Can you transcribe every line exactly and leave the pictures behind?
[Begin DATA EXCERPT]
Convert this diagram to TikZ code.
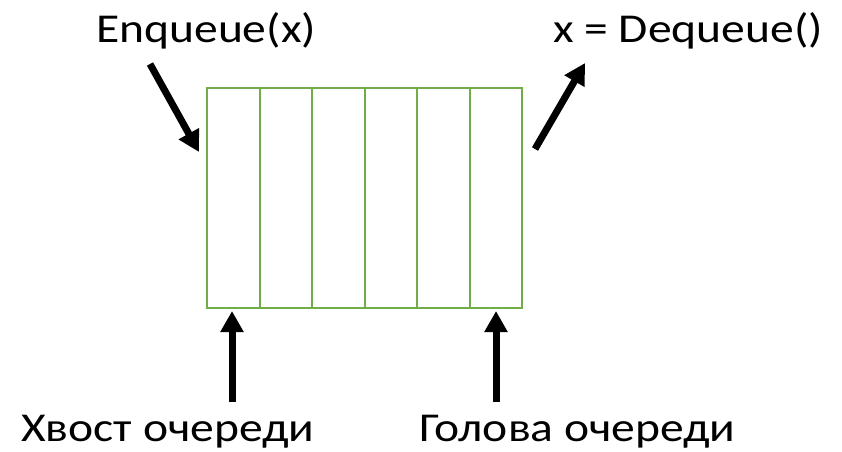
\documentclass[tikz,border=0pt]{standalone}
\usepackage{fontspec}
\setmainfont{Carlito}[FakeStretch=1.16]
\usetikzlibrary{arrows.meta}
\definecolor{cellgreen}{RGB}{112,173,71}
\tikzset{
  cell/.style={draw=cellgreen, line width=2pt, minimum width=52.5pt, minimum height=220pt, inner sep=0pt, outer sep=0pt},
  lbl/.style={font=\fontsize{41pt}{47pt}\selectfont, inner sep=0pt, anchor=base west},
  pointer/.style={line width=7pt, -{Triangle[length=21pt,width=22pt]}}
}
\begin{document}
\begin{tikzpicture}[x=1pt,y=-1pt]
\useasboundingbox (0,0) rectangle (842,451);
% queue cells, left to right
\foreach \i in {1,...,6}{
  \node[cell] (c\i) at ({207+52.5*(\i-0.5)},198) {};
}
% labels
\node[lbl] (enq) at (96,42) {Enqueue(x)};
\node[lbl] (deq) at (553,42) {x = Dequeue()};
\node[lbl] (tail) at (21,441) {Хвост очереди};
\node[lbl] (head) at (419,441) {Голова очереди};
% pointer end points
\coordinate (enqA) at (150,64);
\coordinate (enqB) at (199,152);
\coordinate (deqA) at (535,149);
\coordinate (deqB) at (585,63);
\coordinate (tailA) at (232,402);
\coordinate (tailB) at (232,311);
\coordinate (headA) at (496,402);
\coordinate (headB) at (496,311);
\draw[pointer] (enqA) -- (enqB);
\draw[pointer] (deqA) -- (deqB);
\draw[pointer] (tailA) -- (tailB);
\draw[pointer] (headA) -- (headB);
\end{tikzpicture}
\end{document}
[End DATA EXCERPT]
_OUTPUT OF THE TASK_
Convert this diagram to TikZ code.
\documentclass[tikz,border=0pt]{standalone}
\usepackage{fontspec}
\setmainfont{Carlito}[FakeStretch=1.16]
\usetikzlibrary{arrows.meta}
\definecolor{cellgreen}{RGB}{112,173,71}
\tikzset{
  cell/.style={draw=cellgreen, line width=2pt, minimum width=52.5pt, minimum height=220pt, inner sep=0pt, outer sep=0pt},
  lbl/.style={font=\fontsize{41pt}{47pt}\selectfont, inner sep=0pt, anchor=base west},
  pointer/.style={line width=7pt, -{Triangle[length=21pt,width=22pt]}}
}
\begin{document}
\begin{tikzpicture}[x=1pt,y=-1pt]
\useasboundingbox (0,0) rectangle (842,451);
% queue cells, left to right
\foreach \i in {1,...,6}{
  \node[cell] (c\i) at ({207+52.5*(\i-0.5)},198) {};
}
% labels
\node[lbl] (enq) at (96,42) {Enqueue(x)};
\node[lbl] (deq) at (553,42) {x = Dequeue()};
\node[lbl] (tail) at (21,441) {Хвост очереди};
\node[lbl] (head) at (419,441) {Голова очереди};
% pointer end points
\coordinate (enqA) at (150,64);
\coordinate (enqB) at (199,152);
\coordinate (deqA) at (535,149);
\coordinate (deqB) at (585,63);
\coordinate (tailA) at (232,402);
\coordinate (tailB) at (232,311);
\coordinate (headA) at (496,402);
\coordinate (headB) at (496,311);
\draw[pointer] (enqA) -- (enqB);
\draw[pointer] (deqA) -- (deqB);
\draw[pointer] (tailA) -- (tailB);
\draw[pointer] (headA) -- (headB);
\end{tikzpicture}
\end{document}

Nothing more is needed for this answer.